There is an underlying issue with these cloud based storage providers, and that is the false economy it gives people using the service. The general feeling these days is that most people believe that storing their data solely in the cloud means there isn’t a requirement to have your data backed up. Or that if you are backing up your data only to a cloud provider, that it is an adequate ‘complete’ backup solution.
Unfortunately unless you are running your business 100% in the cloud and you are also 100% comfortable with having your entire business in another company’s hand, then the answer is no – you don’t have an adequate backup solution.
Before I go into detail as to why it’s not adequate, I must touch on a scary point that I have heard more often than I would have thought. Businesses that are storing their data only in the cloud are taking a huge risk of something happening to the cloud provider, or that the provider may even decide to change their trading terms and conditions of their service, making your data inaccessible. I am sure some would say that it sounds farfetched, but if anything is true in technology, it is that anything is possible. 10 years ago would anyone of thought that a web-search provider will be building cars? Well my bet is that before the end of this decade we will see that happen.

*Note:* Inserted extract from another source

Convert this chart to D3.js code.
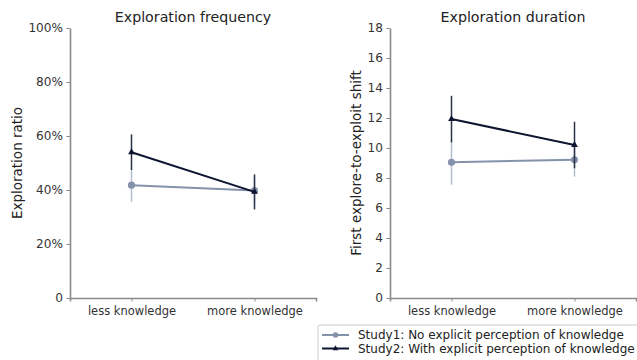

OK back to the point about having your data stored only with a cloud provider – from a backup point of view, on premise there is no real difference to having your data only stored locally. While risk of your locally stored data being corrupt or compromised is still a strong concern, being stored with a public cloud provider increases the chance of your data being compromised as the true nature of a public cloud provider is that your data is available anywhere at any time.

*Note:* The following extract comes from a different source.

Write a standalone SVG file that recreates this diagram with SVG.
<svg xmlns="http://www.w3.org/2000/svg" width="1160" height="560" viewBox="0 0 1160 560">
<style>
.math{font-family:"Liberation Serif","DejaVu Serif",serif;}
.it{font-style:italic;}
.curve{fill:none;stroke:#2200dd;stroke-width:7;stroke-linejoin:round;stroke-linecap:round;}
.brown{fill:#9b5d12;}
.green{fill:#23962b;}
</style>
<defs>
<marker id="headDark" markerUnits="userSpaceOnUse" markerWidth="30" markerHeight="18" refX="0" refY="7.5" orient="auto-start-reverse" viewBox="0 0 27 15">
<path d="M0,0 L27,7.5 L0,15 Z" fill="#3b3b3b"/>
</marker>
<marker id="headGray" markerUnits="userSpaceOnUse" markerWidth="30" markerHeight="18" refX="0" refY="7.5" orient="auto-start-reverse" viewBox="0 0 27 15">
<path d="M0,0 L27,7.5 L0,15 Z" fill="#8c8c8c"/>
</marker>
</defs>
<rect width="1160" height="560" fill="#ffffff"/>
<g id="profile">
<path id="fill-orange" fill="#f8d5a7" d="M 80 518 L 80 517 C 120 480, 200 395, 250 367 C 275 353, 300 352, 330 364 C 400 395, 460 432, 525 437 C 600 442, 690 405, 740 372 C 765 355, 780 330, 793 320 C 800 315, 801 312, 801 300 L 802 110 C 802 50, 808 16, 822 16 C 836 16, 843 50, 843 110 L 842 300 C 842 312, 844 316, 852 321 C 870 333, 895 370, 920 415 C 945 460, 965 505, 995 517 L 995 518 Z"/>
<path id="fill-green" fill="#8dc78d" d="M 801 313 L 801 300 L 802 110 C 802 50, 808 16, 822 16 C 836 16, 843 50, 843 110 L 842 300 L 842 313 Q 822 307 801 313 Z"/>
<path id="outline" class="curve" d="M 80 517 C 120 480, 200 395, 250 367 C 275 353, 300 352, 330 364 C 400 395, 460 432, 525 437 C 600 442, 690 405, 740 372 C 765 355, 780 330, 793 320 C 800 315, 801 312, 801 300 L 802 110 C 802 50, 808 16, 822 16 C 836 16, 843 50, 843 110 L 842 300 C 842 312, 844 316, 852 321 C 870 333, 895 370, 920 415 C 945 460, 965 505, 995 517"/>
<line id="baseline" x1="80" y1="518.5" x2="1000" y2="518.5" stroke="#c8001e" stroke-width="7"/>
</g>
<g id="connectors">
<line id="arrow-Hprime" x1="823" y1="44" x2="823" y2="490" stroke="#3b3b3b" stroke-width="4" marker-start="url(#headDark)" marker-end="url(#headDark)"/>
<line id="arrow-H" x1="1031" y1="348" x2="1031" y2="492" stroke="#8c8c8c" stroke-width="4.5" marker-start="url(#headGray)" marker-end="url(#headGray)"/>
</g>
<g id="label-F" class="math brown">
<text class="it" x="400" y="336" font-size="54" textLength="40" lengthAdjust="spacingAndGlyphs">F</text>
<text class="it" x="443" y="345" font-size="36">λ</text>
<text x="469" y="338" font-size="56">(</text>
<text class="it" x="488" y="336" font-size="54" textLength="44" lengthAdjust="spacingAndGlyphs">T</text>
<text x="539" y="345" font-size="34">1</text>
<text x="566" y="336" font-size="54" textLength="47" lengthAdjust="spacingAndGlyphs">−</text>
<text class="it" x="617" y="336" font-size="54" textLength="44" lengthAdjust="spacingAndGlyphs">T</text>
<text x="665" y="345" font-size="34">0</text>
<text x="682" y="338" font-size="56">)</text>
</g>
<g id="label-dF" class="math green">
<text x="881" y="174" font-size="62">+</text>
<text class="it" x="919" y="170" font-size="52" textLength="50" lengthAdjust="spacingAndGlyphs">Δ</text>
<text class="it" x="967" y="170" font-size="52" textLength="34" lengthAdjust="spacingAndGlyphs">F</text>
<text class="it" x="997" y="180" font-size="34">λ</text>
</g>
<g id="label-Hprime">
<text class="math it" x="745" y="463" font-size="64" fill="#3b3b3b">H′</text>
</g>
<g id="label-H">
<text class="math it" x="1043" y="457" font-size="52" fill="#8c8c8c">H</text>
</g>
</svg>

These same concerns would also apply to companies that use any of the many Software as a Service (SaaS) providers such as Salesforce or Zoho. I would highly recommend setting up a regular ‘pull’ of your data from the cloud, and store it on your infrastructure or even copying it onto another cloud storage provider. Although your data in a ‘dumped’ format is not very usable, in a situation that you have to fall back to this, it’s better to have this than nothing.
When it comes to redundancy, just remember the simple saying. Two is equal to one, and one is equal to none – in other terms you really need 2 copies of your data.